• EXERCISE MATERIAL
____________

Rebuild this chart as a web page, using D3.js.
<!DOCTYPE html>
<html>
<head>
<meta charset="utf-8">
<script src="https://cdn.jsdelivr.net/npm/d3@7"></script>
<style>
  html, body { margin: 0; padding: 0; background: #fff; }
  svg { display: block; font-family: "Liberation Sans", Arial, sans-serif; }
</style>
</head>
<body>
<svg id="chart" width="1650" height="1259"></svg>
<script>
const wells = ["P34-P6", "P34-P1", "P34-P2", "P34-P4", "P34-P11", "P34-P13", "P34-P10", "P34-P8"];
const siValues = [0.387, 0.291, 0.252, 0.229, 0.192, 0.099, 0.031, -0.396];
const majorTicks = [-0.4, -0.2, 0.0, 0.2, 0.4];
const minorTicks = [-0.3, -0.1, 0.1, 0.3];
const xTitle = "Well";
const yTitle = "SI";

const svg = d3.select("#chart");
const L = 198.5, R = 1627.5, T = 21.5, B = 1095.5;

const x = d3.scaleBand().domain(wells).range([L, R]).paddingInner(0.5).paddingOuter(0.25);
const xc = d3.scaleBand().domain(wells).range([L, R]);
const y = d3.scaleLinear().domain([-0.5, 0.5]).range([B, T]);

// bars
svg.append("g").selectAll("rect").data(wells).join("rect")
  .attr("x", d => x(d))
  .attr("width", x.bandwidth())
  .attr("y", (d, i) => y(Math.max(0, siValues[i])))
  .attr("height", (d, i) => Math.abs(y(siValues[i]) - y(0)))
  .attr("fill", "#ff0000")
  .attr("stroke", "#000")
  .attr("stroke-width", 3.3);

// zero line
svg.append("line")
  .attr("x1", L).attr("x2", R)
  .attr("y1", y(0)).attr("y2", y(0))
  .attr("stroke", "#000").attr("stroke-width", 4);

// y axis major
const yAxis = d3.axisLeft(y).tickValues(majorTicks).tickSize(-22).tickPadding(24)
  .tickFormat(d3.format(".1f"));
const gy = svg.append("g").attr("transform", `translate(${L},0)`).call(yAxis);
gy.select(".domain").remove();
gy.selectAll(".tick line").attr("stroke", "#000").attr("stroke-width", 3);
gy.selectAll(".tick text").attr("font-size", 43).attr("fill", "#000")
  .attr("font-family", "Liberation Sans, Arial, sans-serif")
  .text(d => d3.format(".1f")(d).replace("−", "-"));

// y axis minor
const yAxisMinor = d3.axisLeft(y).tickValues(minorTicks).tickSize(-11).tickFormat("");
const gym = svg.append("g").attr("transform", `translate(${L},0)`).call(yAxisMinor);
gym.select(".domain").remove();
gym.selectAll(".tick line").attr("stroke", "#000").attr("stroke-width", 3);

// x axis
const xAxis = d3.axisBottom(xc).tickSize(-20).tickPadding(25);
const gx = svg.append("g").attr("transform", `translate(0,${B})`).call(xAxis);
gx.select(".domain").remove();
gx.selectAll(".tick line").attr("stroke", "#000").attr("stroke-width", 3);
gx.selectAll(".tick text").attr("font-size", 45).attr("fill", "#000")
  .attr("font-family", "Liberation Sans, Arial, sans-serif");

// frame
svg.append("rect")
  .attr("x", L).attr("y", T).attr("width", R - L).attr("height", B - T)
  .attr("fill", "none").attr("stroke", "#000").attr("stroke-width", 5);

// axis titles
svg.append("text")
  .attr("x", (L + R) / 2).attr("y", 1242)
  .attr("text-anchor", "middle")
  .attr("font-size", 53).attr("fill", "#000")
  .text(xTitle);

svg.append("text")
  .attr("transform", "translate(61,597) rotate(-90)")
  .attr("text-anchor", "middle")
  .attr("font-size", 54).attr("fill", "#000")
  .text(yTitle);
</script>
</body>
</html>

____________

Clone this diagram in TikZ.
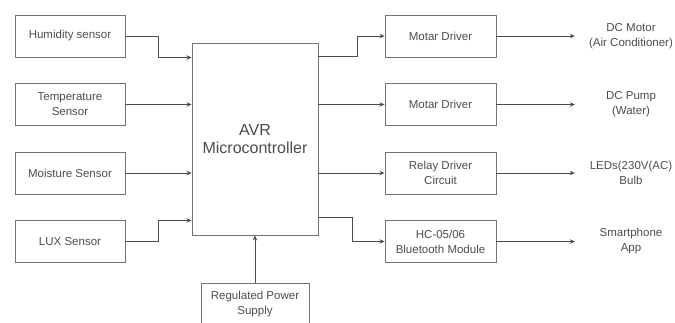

____________

Copy each line of the data above that holds "chart".

• EXPECTED ANSWER
Rebuild this chart as a web page, using D3.js.
<svg id="chart" width="1650" height="1259"></svg>
const svg = d3.select("#chart");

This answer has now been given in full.